»»

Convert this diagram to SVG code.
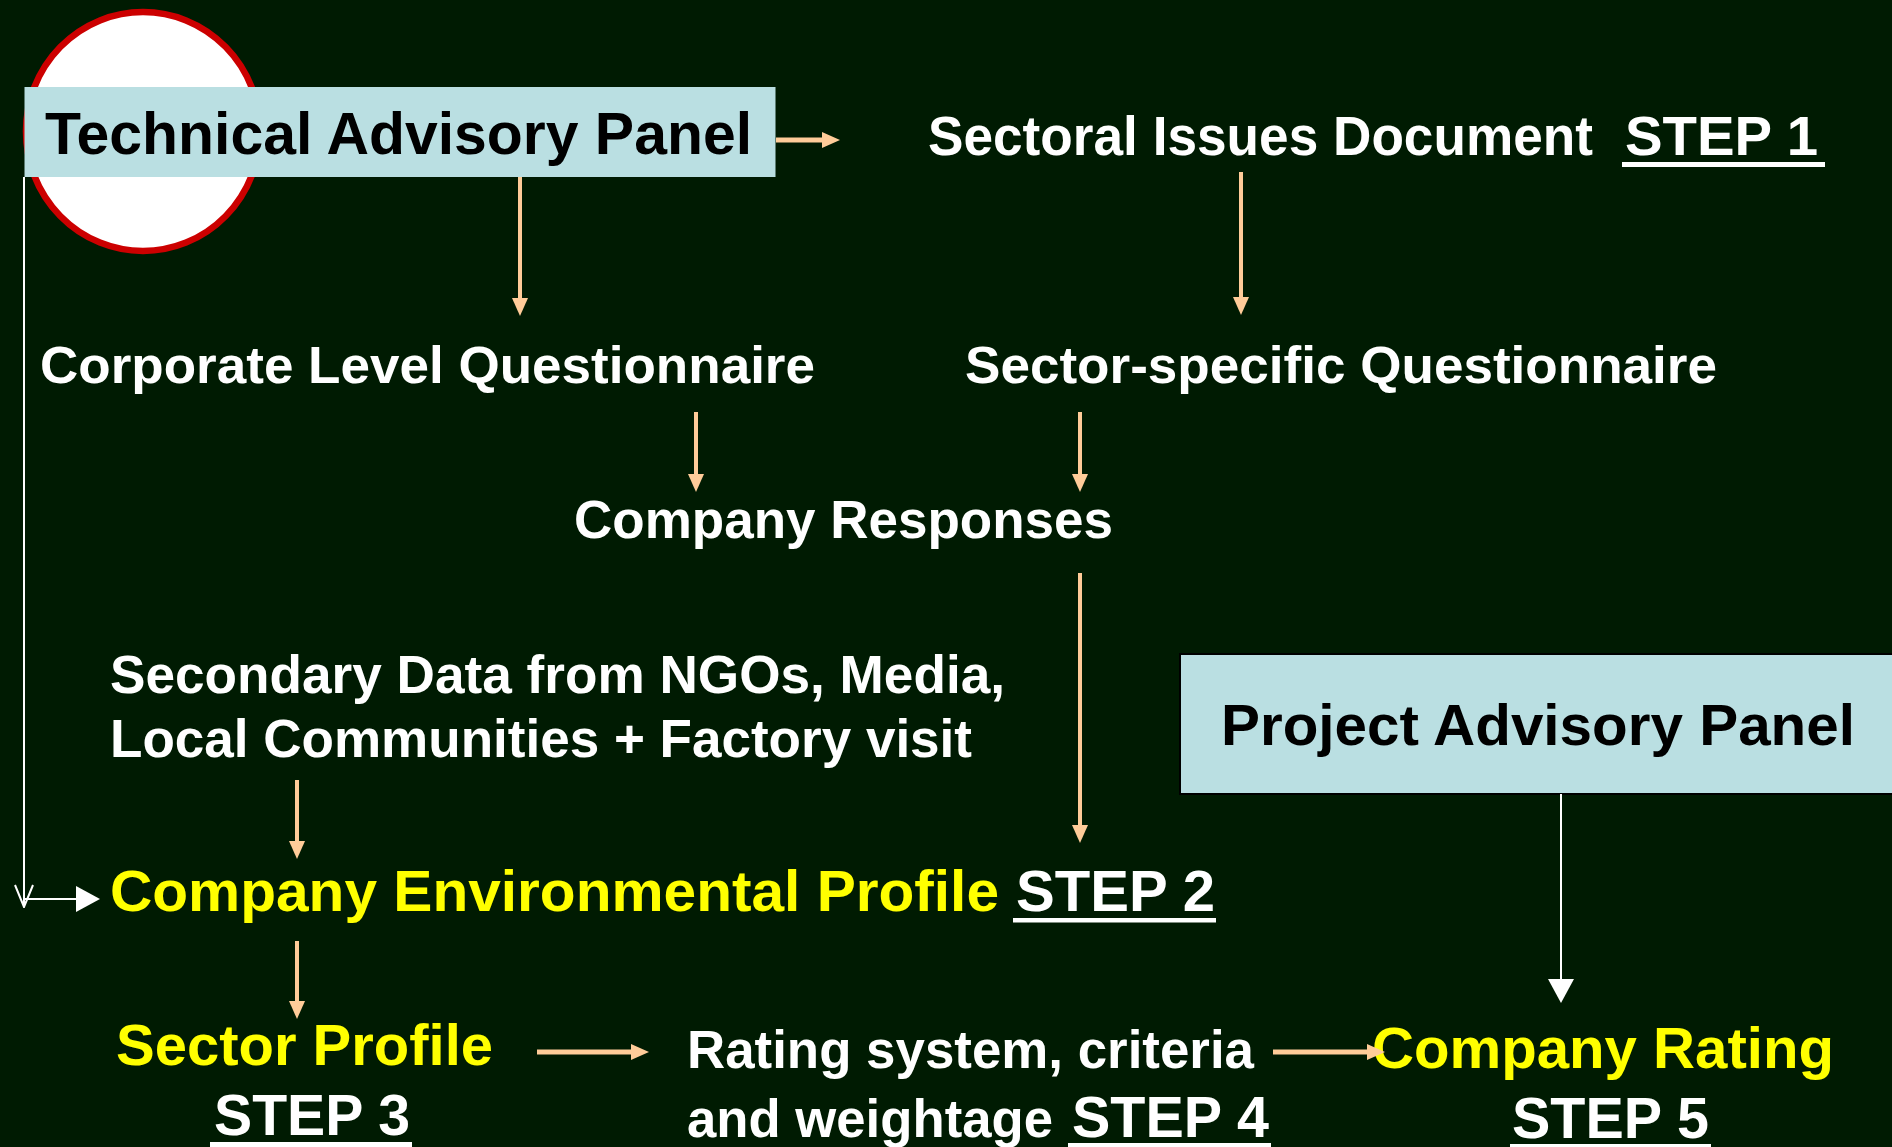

««
»»

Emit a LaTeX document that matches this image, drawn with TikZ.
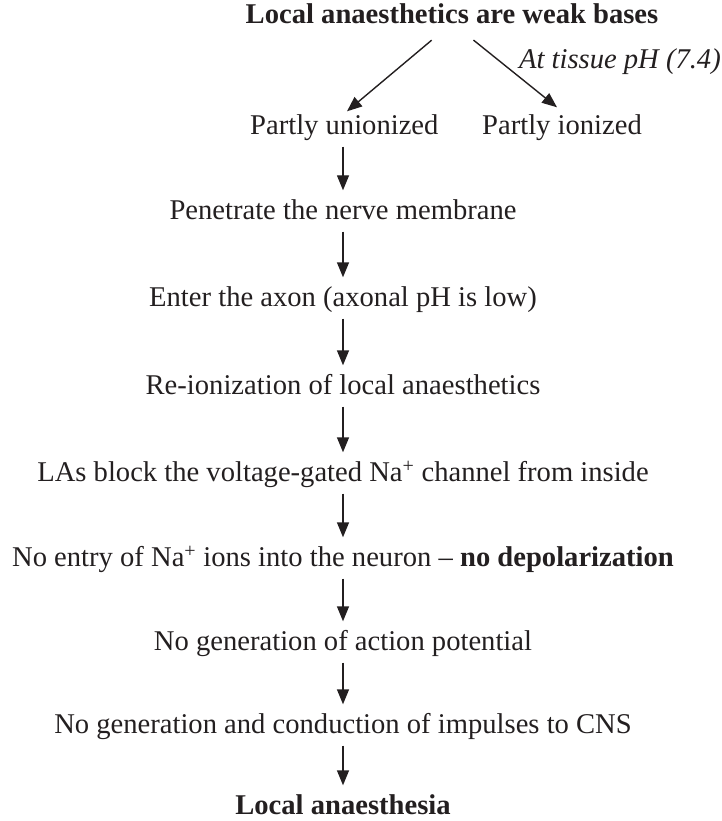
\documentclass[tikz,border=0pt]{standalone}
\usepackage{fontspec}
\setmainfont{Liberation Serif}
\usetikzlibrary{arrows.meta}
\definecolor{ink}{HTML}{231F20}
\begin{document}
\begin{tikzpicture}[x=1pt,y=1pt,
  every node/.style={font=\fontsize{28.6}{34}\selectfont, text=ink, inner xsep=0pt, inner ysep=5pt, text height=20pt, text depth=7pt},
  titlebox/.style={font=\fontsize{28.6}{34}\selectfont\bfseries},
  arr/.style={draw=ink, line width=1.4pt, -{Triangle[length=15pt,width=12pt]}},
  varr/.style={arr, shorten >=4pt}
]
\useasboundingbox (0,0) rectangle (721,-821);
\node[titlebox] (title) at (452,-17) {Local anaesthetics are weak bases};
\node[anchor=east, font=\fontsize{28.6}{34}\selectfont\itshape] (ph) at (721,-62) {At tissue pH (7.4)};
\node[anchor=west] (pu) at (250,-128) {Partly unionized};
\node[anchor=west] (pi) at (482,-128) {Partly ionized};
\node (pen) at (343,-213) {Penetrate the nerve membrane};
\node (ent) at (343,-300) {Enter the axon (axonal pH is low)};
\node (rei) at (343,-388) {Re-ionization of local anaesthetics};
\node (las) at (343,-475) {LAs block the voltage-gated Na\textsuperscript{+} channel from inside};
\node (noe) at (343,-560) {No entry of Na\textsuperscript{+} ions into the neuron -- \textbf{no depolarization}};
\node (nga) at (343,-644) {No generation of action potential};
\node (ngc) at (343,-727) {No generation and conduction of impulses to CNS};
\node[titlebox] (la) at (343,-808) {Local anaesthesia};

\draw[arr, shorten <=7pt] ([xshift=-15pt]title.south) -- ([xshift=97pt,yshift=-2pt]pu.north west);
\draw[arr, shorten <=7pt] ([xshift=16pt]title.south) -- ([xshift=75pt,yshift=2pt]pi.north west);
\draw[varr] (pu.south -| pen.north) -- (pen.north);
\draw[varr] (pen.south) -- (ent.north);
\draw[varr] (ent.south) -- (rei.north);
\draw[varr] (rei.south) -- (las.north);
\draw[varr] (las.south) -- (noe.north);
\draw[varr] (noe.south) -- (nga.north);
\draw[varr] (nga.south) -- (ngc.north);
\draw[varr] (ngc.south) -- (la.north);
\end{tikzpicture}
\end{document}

««

# What you will do
Take the stretch from the line containing "Emit a LaTeX" through the line containing "(la) at (343,-808)" and reproduce it exactly, both ends included. Omit the pictures.

# Full answer
Emit a LaTeX document that matches this image, drawn with TikZ.
\documentclass[tikz,border=0pt]{standalone}
\usepackage{fontspec}
\setmainfont{Liberation Serif}
\usetikzlibrary{arrows.meta}
\definecolor{ink}{HTML}{231F20}
\begin{document}
\begin{tikzpicture}[x=1pt,y=1pt,
  every node/.style={font=\fontsize{28.6}{34}\selectfont, text=ink, inner xsep=0pt, inner ysep=5pt, text height=20pt, text depth=7pt},
  titlebox/.style={font=\fontsize{28.6}{34}\selectfont\bfseries},
  arr/.style={draw=ink, line width=1.4pt, -{Triangle[length=15pt,width=12pt]}},
  varr/.style={arr, shorten >=4pt}
]
\useasboundingbox (0,0) rectangle (721,-821);
\node[titlebox] (title) at (452,-17) {Local anaesthetics are weak bases};
\node[anchor=east, font=\fontsize{28.6}{34}\selectfont\itshape] (ph) at (721,-62) {At tissue pH (7.4)};
\node[anchor=west] (pu) at (250,-128) {Partly unionized};
\node[anchor=west] (pi) at (482,-128) {Partly ionized};
\node (pen) at (343,-213) {Penetrate the nerve membrane};
\node (ent) at (343,-300) {Enter the axon (axonal pH is low)};
\node (rei) at (343,-388) {Re-ionization of local anaesthetics};
\node (las) at (343,-475) {LAs block the voltage-gated Na\textsuperscript{+} channel from inside};
\node (noe) at (343,-560) {No entry of Na\textsuperscript{+} ions into the neuron -- \textbf{no depolarization}};
\node (nga) at (343,-644) {No generation of action potential};
\node (ngc) at (343,-727) {No generation and conduction of impulses to CNS};
\node[titlebox] (la) at (343,-808) {Local anaesthesia};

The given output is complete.